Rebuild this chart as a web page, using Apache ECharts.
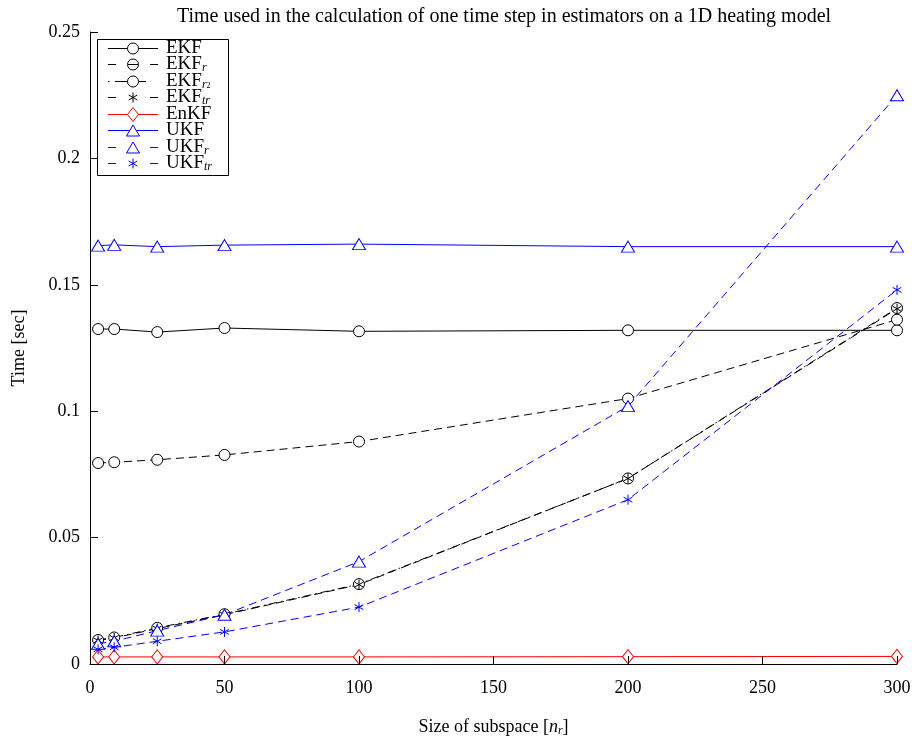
<!DOCTYPE html>
<html>
<head>
<meta charset="utf-8">
<title>Estimator timing</title>
<script src="https://cdn.jsdelivr.net/npm/echarts@6/dist/echarts.min.js"></script>
<style>
  html, body { margin: 0; padding: 0; background: #fff; }
  #chart { width: 918px; height: 742px; }
</style>
</head>
<body>
<div id="chart"></div>
<script>
// Subspace sizes n_r
const subspace = [3, 9, 25, 50, 100, 200, 300];

// Time per step [sec] for each estimator
const ekf    = [0.1325, 0.1325, 0.1313, 0.1329, 0.1316, 0.1320, 0.1320];
const ekfR   = [0.0795, 0.0798, 0.0808, 0.0827, 0.0880, 0.1050, 0.1362];
const ekfR2  = [0.0095, 0.0105, 0.0143, 0.0197, 0.0316, 0.0734, 0.1408];
const ekfTr  = [0.0093, 0.0103, 0.0140, 0.0195, 0.0314, 0.0734, 0.1405];
const enkf   = [0.0028, 0.0028, 0.0028, 0.0028, 0.0028, 0.0029, 0.0030];
const ukf    = [0.1655, 0.1658, 0.1651, 0.1657, 0.1661, 0.1651, 0.1651];
const ukfR   = [0.0080, 0.0090, 0.0132, 0.0195, 0.0405, 0.1020, 0.2250];
const ukfTr  = [0.0058, 0.0066, 0.0090, 0.0127, 0.0225, 0.0650, 0.1480];

const yTicks = [0, 0.05, 0.1, 0.15, 0.2, 0.25];
const xTicks = [0, 50, 100, 150, 200, 250, 300];

// legend labels (rich text, with subscripts)
const legendLabels = [
  '{n|EKF}',
  '{n|EKF}{s|r}',
  '{n|EKF}{s|r}{ss|2}',
  '{n|EKF}{s|tr}',
  '{n|EnKF}',
  '{n|UKF}',
  '{n|UKF}{s|r}',
  '{n|UKF}{s|tr}'
];

const FONT = 'Liberation Serif';
const BLACK = '#000000';
const BLUE = '#0000ff';
const RED = '#ff0000';

// six-armed star drawn as strokes only
const ASTERISK = 'path://M0,-1L0,1M-0.866,-0.5L0.866,0.5M-0.866,0.5L0.866,-0.5';

const DASH = [8, 5];
const DASHDOT = [8, 4, 1.5, 4];

// name, values, colour, line type, marker, marker size, legend line style
const defs = [
  ['EKF',   ekf,   BLACK, 'solid', 'circle',   11,       'solid'],
  ['EKFr',  ekfR,  BLACK, DASH,    'circle',   11,       'dashThrough'],
  ['EKFr2', ekfR2, BLACK, DASHDOT, 'circle',   11,       'dashdot'],
  ['EKFtr', ekfTr, BLACK, DASH,    ASTERISK,   10,       'dash'],
  ['EnKF',  enkf,  RED,   'solid', 'diamond',  [11, 14], 'solid'],
  ['UKF',   ukf,   BLUE,  'solid', 'triangle', [13, 11], 'solid'],
  ['UKFr',  ukfR,  BLUE,  DASH,    'triangle', [13, 11], 'dash'],
  ['UKFtr', ukfTr, BLUE,  DASH,    ASTERISK,   10,       'dash']
];

function pairs(vals) {
  return subspace.map((x, i) => [x, vals[i]]);
}

const series = defs.map(([name, vals, color, lineType, symbol, size]) => ({
  name: name,
  type: 'line',
  data: pairs(vals),
  symbol: symbol,
  symbolSize: size,
  symbolKeepAspect: true,
  showAllSymbol: true,
  color: color,
  lineStyle: { color: color, width: 1, type: lineType },
  itemStyle: { color: '#ffffff', borderColor: color, borderWidth: 1 },
  emphasis: { disabled: true },
  z: 3
}));

// ---- legend box (sample line + marker + label per series) ----
function seg(x1, x2, y, color) {
  return { type: 'line', z: 101, shape: { x1: x1, y1: y, x2: x2, y2: y }, style: { stroke: color, lineWidth: 1 } };
}

function marker(kind, cx, cy, color) {
  const st = { fill: '#ffffff', stroke: color, lineWidth: 1 };
  if (kind === 'circle') {
    return [{ type: 'circle', z: 102, shape: { cx: cx, cy: cy, r: 5.5 }, style: st }];
  }
  if (kind === 'triangle') {
    return [{ type: 'polygon', z: 102, shape: { points: [[cx - 6.5, cy + 5.5], [cx + 6.5, cy + 5.5], [cx, cy - 5.5]] }, style: st }];
  }
  if (kind === 'diamond') {
    return [{ type: 'polygon', z: 102, shape: { points: [[cx, cy - 7], [cx + 5.5, cy], [cx, cy + 7], [cx - 5.5, cy]] }, style: st }];
  }
  // asterisk
  const r = 5;
  return [
    { type: 'line', z: 102, shape: { x1: cx, y1: cy - r, x2: cx, y2: cy + r }, style: { stroke: color, lineWidth: 1 } },
    { type: 'line', z: 102, shape: { x1: cx - 0.866 * r, y1: cy - 0.5 * r, x2: cx + 0.866 * r, y2: cy + 0.5 * r }, style: { stroke: color, lineWidth: 1 } },
    { type: 'line', z: 102, shape: { x1: cx - 0.866 * r, y1: cy + 0.5 * r, x2: cx + 0.866 * r, y2: cy - 0.5 * r }, style: { stroke: color, lineWidth: 1 } }
  ];
}

const legendRich = {
  n: { fontFamily: FONT, fontSize: 19, fill: '#000', lineHeight: 16 },
  s: { fontFamily: FONT, fontSize: 12, fontStyle: 'italic', fill: '#000', lineHeight: 10, padding: [6, 0, 0, 0] },
  ss: { fontFamily: FONT, fontSize: 8, fill: '#000', lineHeight: 7, padding: [9, 0, 0, 0] }
};

const legendChildren = [
  { type: 'rect', z: 100, shape: { x: 0.5, y: 0.5, width: 131, height: 136 }, style: { fill: '#ffffff', stroke: '#000', lineWidth: 1 } }
];

defs.forEach(([name, , color, , symbol, , legendLine], i) => {
  const cy = Math.round(8.5 + 16.5 * i) + 0.5;
  const cx = 36;
  const kind = symbol === ASTERISK ? 'asterisk' : symbol;
  if (legendLine === 'solid') {
    legendChildren.push(seg(11, 61, cy, color));
  } else if (legendLine === 'dashdot') {
    legendChildren.push(seg(11, 12.5, cy, color), seg(18, 31, cy, color), seg(41, 49, cy, color));
  } else {
    legendChildren.push(seg(11, 19, cy, color), seg(53, 61, cy, color));
  }
  legendChildren.push(...marker(kind, cx, cy, color));
  if (legendLine === 'dashThrough') {
    legendChildren.push(Object.assign(seg(31, 41, cy, color), { z: 103 }));
  }
  legendChildren.push({
    type: 'text', z: 103, x: 69, y: cy,
    style: { text: legendLabels[i], rich: legendRich, fill: '#000', fontFamily: FONT, fontSize: 19, verticalAlign: 'middle' }
  });
});

const chart = echarts.init(document.getElementById('chart'), null, { renderer: 'canvas' });

chart.setOption({
  animation: false,
  backgroundColor: '#ffffff',
  title: {
    text: 'Time used in the calculation of one time step in estimators on a 1D heating model',
    left: 499,
    textAlign: 'center',
    top: 2,
    textStyle: { fontFamily: FONT, fontSize: 20, fontWeight: 'normal', color: '#000' }
  },
  grid: { left: 90, right: 21, top: 32, bottom: 74, containLabel: false },
  graphic: [{ type: 'group', x: 97, y: 39, z: 100, children: legendChildren }],
  xAxis: {
    type: 'value',
    min: 0,
    max: 300,
    interval: 50,
    z: 10,
    name: '{a|Size of subspace [}{i|n}{s|r}{a|]}',
    nameLocation: 'middle',
    nameGap: 53,
    nameTextStyle: {
      rich: {
        a: { fontFamily: FONT, fontSize: 18, color: '#000', lineHeight: 20 },
        i: { fontFamily: FONT, fontSize: 18, fontStyle: 'italic', color: '#000', lineHeight: 20 },
        s: { fontFamily: FONT, fontSize: 12, fontStyle: 'italic', color: '#000', lineHeight: 20, padding: [8, 0, 0, 0] }
      }
    },
    axisLine: { show: true, onZero: false, lineStyle: { color: '#000', width: 1 } },
    axisTick: { show: true, inside: true, length: 8, lineStyle: { color: '#000' } },
    axisLabel: {
      margin: 15,
      fontFamily: FONT, fontSize: 18, color: '#000',
      formatter: v => xTicks.indexOf(v) >= 0 ? String(v) : ''
    },
    splitLine: { show: false }
  },
  yAxis: {
    type: 'value',
    min: 0,
    max: 0.25,
    interval: 0.05,
    z: 10,
    name: 'Time [sec]',
    nameLocation: 'middle',
    nameGap: 62,
    nameTextStyle: { fontFamily: FONT, fontSize: 18, color: '#000' },
    axisLine: { show: true, onZero: false, lineStyle: { color: '#000', width: 1 } },
    axisTick: { show: true, inside: true, length: 8, lineStyle: { color: '#000' } },
    axisLabel: {
      margin: 10,
      fontFamily: FONT, fontSize: 18, color: '#000',
      formatter: v => {
        const t = yTicks.find(y => Math.abs(y - v) < 1e-9);
        return t === undefined ? '' : String(t);
      }
    },
    splitLine: { show: false }
  },
  series: series
});
</script>
</body>
</html>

- - - - -

Stated problem: Up to and including the line with "const subspace = [3, 9, 25, 50, 100, 200, 300];", copy the data above from its first line. Skip pictures.

Expected output:
Rebuild this chart as a web page, using Apache ECharts.
<!DOCTYPE html>
<html>
<head>
<meta charset="utf-8">
<title>Estimator timing</title>
<script src="https://cdn.jsdelivr.net/npm/echarts@6/dist/echarts.min.js"></script>
<style>
  html, body { margin: 0; padding: 0; background: #fff; }
  #chart { width: 918px; height: 742px; }
</style>
</head>
<body>
<div id="chart"></div>
<script>
// Subspace sizes n_r
const subspace = [3, 9, 25, 50, 100, 200, 300];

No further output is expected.